He died at the age 54. He lived a simple life, a silent life. After his mother passed away ten years ago, he became alone. No wife to love and no children to look after and take care of. His life revolved around his little sari-sari store in Angeles City and a pack of Hope cigarettes a day. His life was simple. His life was silent.

In his wake, there were only a handful of relatives and friends who mourned. No one was crying. The wake became a venueto  update their respective lives. It was a reunion. Not even a single word was mentioned to describe how he lived his life in their conversations. I think no one remembers or even knows.

While looking at his lifeless body, I asked myself if he lived his life in full? Was his life meaningful or absurd before succumbing into the world of the non-living?
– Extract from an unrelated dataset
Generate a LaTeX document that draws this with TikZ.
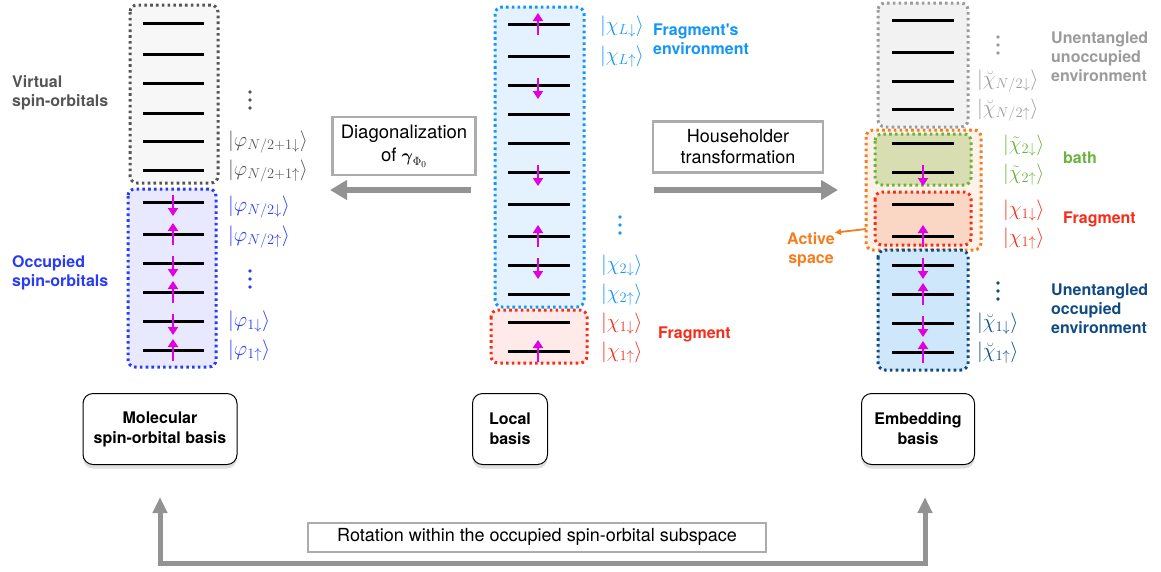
\documentclass[tikz,border=0pt]{standalone}
\usepackage{amsmath,amssymb}
\usepackage{fontspec}
\setmainfont{TeX Gyre Heros}
\usetikzlibrary{arrows.meta,shadows}

\definecolor{spinmag}{RGB}{225,0,225}
\definecolor{virtgray}{RGB}{85,85,85}
\definecolor{occblue}{RGB}{40,60,245}
\definecolor{envblue}{RGB}{20,150,245}
\definecolor{fragred}{RGB}{245,45,25}
\definecolor{unoccgray}{RGB}{155,155,155}
\definecolor{bathgreen}{RGB}{105,180,60}
\definecolor{occdark}{RGB}{15,75,130}
\definecolor{activeorange}{RGB}{245,125,30}
\definecolor{bathfill}{RGB}{216,221,178}
\definecolor{fragfill}{RGB}{249,215,196}
\definecolor{occfill}{RGB}{207,231,250}

% three round dots standing for the omitted levels
\newcommand{\levdots}[3]{%
    \foreach \d in {-8,0,8}
        \fill[#1] (#2,#3+\d) circle (1.8pt);}

\begin{document}
\begin{tikzpicture}[x=1pt,y=-1pt,
    level/.style={line width=3pt},
    spin/.style={spinmag,line width=2.6pt,-{Triangle[length=8pt,width=10pt]}},
    orbbox/.style={rounded corners=7pt,line width=3pt,dash pattern=on 2.6pt off 3.2pt},
    ket/.style={anchor=west,inner sep=0pt,font=\fontsize{20}{20}\selectfont},
    tag/.style={anchor=west,inner sep=0pt,align=left,font=\fontsize{16}{19}\selectfont\bfseries},
    basis/.style={draw,rounded corners=10pt,line width=1pt,minimum height=71pt,align=center,
        fill=white,drop shadow={shadow xshift=0pt,shadow yshift=-4pt,opacity=0.25},
        font=\fontsize{16}{20}\selectfont\bfseries},
    opbox/.style={draw=gray!65,line width=2.5pt,fill=white,align=center,inner sep=0pt},
    flow/.style={gray!85,line width=6pt,-{Triangle[length=17pt,width=19pt]}},
    loop/.style={gray!85,line width=5pt,{Triangle[length=16pt,width=14pt]}-{Triangle[length=16pt,width=14pt]}}
]
\useasboundingbox (0,0) rectangle (1161,571);

% Molecular spin-orbital basis
\draw[orbbox,draw=virtgray,fill=gray!6] (130,5) rectangle (218,183);
\draw[orbbox,draw=occblue,fill=blue!9] (128,189) rectangle (216,367);
\foreach \y in {23,54,83,113,141,170,202,234,263,292,321,350}
    \draw[level] (143,\y) -- (204,\y);
\foreach \y in {202,263,321}
    \draw[spin] (173,\y-7) -- (173,\y+14);
\foreach \y in {234,292,350}
    \draw[spin] (173,\y+11) -- (173,\y-11);
\node[tag,text=virtgray] (virtlab) at (12,93) {Virtual\\spin-orbitals};
\node[tag,text=occblue] (occlab) at (12,273) {Occupied\\spin-orbitals};
\levdots{virtgray}{250}{100}
\levdots{occblue}{250}{279}
\node[ket,text=virtgray] (phiNd) at (228,142) {$|\varphi_{N/2+1\downarrow}\rangle$};
\node[ket,text=virtgray] (phiNu) at (228,171) {$|\varphi_{N/2+1\uparrow}\rangle$};
\node[ket,text=occblue] (phiHd) at (228,207) {$|\varphi_{N/2\downarrow}\rangle$};
\node[ket,text=occblue] (phiHu) at (228,237) {$|\varphi_{N/2\uparrow}\rangle$};
\node[ket,text=occblue] (phiOd) at (228,322) {$|\varphi_{1\downarrow}\rangle$};
\node[ket,text=occblue] (phiOu) at (228,351) {$|\varphi_{1\uparrow}\rangle$};

% Local basis
\draw[orbbox,draw=envblue,fill=envblue!12] (495,7) rectangle (584,307);
\draw[orbbox,draw=fragred,fill=fragred!10] (491,310) rectangle (587,363);
\foreach \y in {24,56,85,114,143,172,204,236,265,294,322,351}
    \draw[level] (508,\y) -- (570,\y);
\foreach \y in {85,172,265}
    \draw[spin] (538,\y-7) -- (538,\y+14);
\foreach \y in {24,236,351}
    \draw[spin] (538,\y+11) -- (538,\y-11);
\node[ket,text=envblue] (chiLd) at (600,27) {$|\chi_{L\downarrow}\rangle$};
\node[ket,text=envblue] (chiLu) at (600,57) {$|\chi_{L\uparrow}\rangle$};
\levdots{envblue}{620}{225}
\node[ket,text=envblue] (chiTd) at (601,266) {$|\chi_{2\downarrow}\rangle$};
\node[ket,text=envblue] (chiTu) at (601,295) {$|\chi_{2\uparrow}\rangle$};
\node[ket,text=fragred] (chiOd) at (601,324) {$|\chi_{1\downarrow}\rangle$};
\node[ket,text=fragred] (chiOu) at (601,353) {$|\chi_{1\uparrow}\rangle$};
\node[tag,text=envblue] (envlab) at (653,39) {Fragment\textquotesingle s\\environment};
\node[tag,text=fragred] (fraglab) at (658,334) {Fragment};

% Embedding basis
\draw[orbbox,draw=unoccgray,fill=gray!10] (878,3) rectangle (968,127);
\draw[orbbox,draw=activeorange,fill=activeorange!10] (866,130) rectangle (981,250);
\draw[orbbox,draw=bathgreen,fill=bathfill] (875,134) rectangle (971,185);
\draw[orbbox,draw=fragred,fill=fragfill] (875,192) rectangle (971,245);
\draw[orbbox,draw=occdark,fill=occfill] (878,250) rectangle (968,370);
\foreach \y in {20,52,81,109,143,172,204,236,265,294,323,352}
    \draw[level] (892,\y) -- (954,\y);
\foreach \y in {172,265,323}
    \draw[spin] (923,\y-7) -- (923,\y+14);
\foreach \y in {236,294,352}
    \draw[spin] (923,\y+11) -- (923,\y-11);
\levdots{unoccgray}{998}{45}
\node[ket,text=unoccgray] (bchiNd) at (977,81) {$|\breve{\chi}_{N/2\downarrow}\rangle$};
\node[ket,text=unoccgray] (bchiNu) at (977,110) {$|\breve{\chi}_{N/2\uparrow}\rangle$};
\node[ket,text=bathgreen] (tchiTd) at (1003,146) {$|\tilde{\chi}_{2\downarrow}\rangle$};
\node[ket,text=bathgreen] (tchiTu) at (1003,175) {$|\tilde{\chi}_{2\uparrow}\rangle$};
\node[ket,text=fragred] (echiOd) at (1003,211) {$|\chi_{1\downarrow}\rangle$};
\node[ket,text=fragred] (echiOu) at (1003,239) {$|\chi_{1\uparrow}\rangle$};
\levdots{occdark}{998}{291}
\node[ket,text=occdark] (bchiOd) at (977,324) {$|\breve{\chi}_{1\downarrow}\rangle$};
\node[ket,text=occdark] (bchiOu) at (977,353) {$|\breve{\chi}_{1\uparrow}\rangle$};
\node[tag,text=unoccgray] (unocclab) at (1051,57) {Unentangled\\unoccupied\\environment};
\node[tag,text=bathgreen] (bathlab) at (1063,158) {bath};
\node[tag,text=fragred] (efraglab) at (1063,219) {Fragment};
\node[tag,text=occdark] (occenvlab) at (1051,309) {Unentangled\\occupied\\environment};
\node[tag,text=activeorange,anchor=center,align=center] (actlab) at (811,250) {Active\\space};
\coordinate (actedge) at (866,229);
\draw[activeorange,line width=1.8pt,-{Triangle[length=6pt,width=6pt]}] (actedge) -- (actlab.north east);

% transformations between the bases
\node[opbox,minimum width=143pt,minimum height=58pt,font=\fontsize{18.5}{23}\selectfont] (diag) at (404,146)
    {Diagonalization\\of $\boldsymbol{\gamma}_{\Phi_0}$};
\node[opbox,minimum width=170pt,minimum height=51pt,font=\fontsize{18}{21}\selectfont] (house) at (738,147)
    {Householder\\transformation};
\coordinate (diagfrom) at (471,190);
\coordinate (diagto) at (330,190);
\coordinate (housefrom) at (654,190);
\coordinate (houseto) at (838,190);
\draw[flow] (diagfrom) -- (diagto);
\draw[flow] (housefrom) -- (houseto);

% the three bases
\node[basis,minimum width=154pt] (molbasis) at (160,429) {Molecular\\spin-orbital basis};
\node[basis,minimum width=75pt] (locbasis) at (510,429) {Local\\basis};
\node[basis,minimum width=113pt] (embbasis) at (918,429) {Embedding\\basis};

% rotation in the occupied subspace
\coordinate (molin) at (160,497);
\coordinate (embin) at (925,497);
\draw[loop,line join=miter] (molin) -- ++(0,66) -| (embin);
\node[opbox,line width=2pt,minimum width=458pt,minimum height=29pt,font=\fontsize{18}{20}\selectfont] (rotbox) at (537,537)
    {Rotation within the occupied spin-orbital subspace};
\end{tikzpicture}
\end{document}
I could not tell since I’m also confused if my life has meaning at all.

His death affirmed the feeling of absurdity within me, the self-pitying awareness of my unhappiness. Nothing can be lonelier than to be conscious of the meaningless reality, to know that everything means nothing.

Being a yuppie at the age of 24, I think I’m already suffering from mid-life crisis and by the time I reached 48 or less, I would be in the same place as he is now, within a golden box surrounded by flowers and bright lights.

My life at the moment is being defined by more than eight hours of toiling in the workplace in one of the companies in Makati, brewed coffee and Albert Camus. Like my uncle, I’m not married and without social life. I can say that my life is less simple but more silent than my uncle’s and I’m only in my middle twenties.

This notion or feeling of absurdity was not preconceived but it’s the product of my unpleasant experiences in the past that I have no control of. Ironically, these said experiences created who I am now. The sad part is, I’m aware and my uncle was not. Because of this I’m struggling to live my life each to day to find that meaning or purpose of my life.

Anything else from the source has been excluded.